* _DIRECTION_: Below are entries. Give back exactly the lines from the one containing "Recreate this image" through the one containing "const stretchX = 1.05;", inclusive, without the pictures.

* _DATASET CONTENT_:
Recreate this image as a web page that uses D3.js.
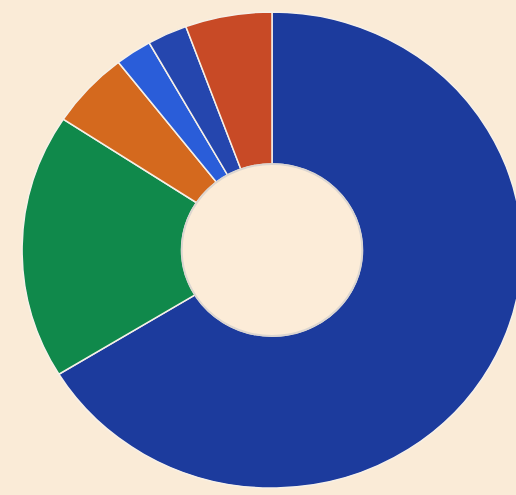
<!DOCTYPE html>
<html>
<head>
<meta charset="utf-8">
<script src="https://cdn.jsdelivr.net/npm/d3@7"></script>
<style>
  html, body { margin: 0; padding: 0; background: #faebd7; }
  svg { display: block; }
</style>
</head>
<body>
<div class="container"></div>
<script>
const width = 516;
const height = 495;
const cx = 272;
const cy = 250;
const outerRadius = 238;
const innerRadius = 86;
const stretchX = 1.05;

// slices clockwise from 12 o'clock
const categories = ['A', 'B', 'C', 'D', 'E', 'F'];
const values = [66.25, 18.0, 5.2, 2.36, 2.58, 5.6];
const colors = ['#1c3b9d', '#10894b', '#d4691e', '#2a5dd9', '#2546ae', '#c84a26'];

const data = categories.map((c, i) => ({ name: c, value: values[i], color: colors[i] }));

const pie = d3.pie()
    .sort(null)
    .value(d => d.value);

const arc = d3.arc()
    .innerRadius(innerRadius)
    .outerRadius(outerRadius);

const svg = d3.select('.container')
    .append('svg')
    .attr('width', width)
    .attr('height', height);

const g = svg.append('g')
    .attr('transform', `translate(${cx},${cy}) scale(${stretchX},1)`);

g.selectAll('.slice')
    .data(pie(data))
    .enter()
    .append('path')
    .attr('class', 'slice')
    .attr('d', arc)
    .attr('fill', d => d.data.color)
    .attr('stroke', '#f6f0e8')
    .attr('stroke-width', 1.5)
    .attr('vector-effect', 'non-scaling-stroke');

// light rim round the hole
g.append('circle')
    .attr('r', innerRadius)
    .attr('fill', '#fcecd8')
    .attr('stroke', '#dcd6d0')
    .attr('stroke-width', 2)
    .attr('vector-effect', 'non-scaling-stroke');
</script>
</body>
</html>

---

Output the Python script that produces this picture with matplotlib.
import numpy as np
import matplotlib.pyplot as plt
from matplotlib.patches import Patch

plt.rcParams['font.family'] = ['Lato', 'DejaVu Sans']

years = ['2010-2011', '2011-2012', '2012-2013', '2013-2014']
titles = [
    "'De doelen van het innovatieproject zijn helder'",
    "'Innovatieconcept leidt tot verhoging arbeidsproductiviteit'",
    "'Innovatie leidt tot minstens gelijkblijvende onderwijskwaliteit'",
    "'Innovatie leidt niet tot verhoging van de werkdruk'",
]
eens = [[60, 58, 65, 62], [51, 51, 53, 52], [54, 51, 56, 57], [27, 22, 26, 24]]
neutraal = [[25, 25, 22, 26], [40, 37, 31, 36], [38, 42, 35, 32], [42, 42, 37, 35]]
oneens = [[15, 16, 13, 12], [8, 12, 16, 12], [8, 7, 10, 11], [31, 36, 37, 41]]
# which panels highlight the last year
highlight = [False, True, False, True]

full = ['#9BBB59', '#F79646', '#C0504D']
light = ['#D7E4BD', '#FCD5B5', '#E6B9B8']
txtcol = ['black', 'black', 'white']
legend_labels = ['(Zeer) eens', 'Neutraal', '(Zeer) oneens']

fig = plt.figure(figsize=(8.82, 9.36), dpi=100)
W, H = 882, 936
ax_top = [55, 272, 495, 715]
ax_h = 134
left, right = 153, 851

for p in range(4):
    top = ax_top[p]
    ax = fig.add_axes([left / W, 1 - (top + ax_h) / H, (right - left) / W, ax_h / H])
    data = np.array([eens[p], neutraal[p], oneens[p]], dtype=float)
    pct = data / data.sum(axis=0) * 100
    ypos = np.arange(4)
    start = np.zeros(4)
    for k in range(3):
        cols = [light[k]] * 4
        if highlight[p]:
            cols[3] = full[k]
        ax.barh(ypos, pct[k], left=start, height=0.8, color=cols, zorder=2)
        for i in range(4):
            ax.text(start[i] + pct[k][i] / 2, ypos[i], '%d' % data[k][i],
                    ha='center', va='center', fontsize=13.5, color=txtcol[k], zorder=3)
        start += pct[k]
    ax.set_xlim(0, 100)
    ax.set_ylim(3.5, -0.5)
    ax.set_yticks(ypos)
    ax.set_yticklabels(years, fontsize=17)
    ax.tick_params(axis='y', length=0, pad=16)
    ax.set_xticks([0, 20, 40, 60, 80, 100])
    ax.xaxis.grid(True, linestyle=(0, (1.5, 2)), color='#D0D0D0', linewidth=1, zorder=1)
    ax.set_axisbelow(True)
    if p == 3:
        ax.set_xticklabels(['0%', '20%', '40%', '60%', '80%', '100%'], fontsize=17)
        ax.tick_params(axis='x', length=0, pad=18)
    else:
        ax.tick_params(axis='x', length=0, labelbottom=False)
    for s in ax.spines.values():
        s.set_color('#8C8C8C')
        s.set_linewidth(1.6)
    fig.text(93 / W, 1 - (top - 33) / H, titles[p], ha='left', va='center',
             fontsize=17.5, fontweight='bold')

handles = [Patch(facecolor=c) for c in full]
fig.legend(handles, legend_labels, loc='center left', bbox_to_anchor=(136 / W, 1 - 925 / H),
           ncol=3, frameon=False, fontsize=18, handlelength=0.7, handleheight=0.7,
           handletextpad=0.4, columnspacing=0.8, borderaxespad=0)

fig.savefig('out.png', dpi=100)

* _EXPECTED OUTPUT_:
Recreate this image as a web page that uses D3.js.
<!DOCTYPE html>
<html>
<head>
<meta charset="utf-8">
<script src="https://cdn.jsdelivr.net/npm/d3@7"></script>
<style>
  html, body { margin: 0; padding: 0; background: #faebd7; }
  svg { display: block; }
</style>
</head>
<body>
<div class="container"></div>
<script>
const width = 516;
const height = 495;
const cx = 272;
const cy = 250;
const outerRadius = 238;
const innerRadius = 86;
const stretchX = 1.05;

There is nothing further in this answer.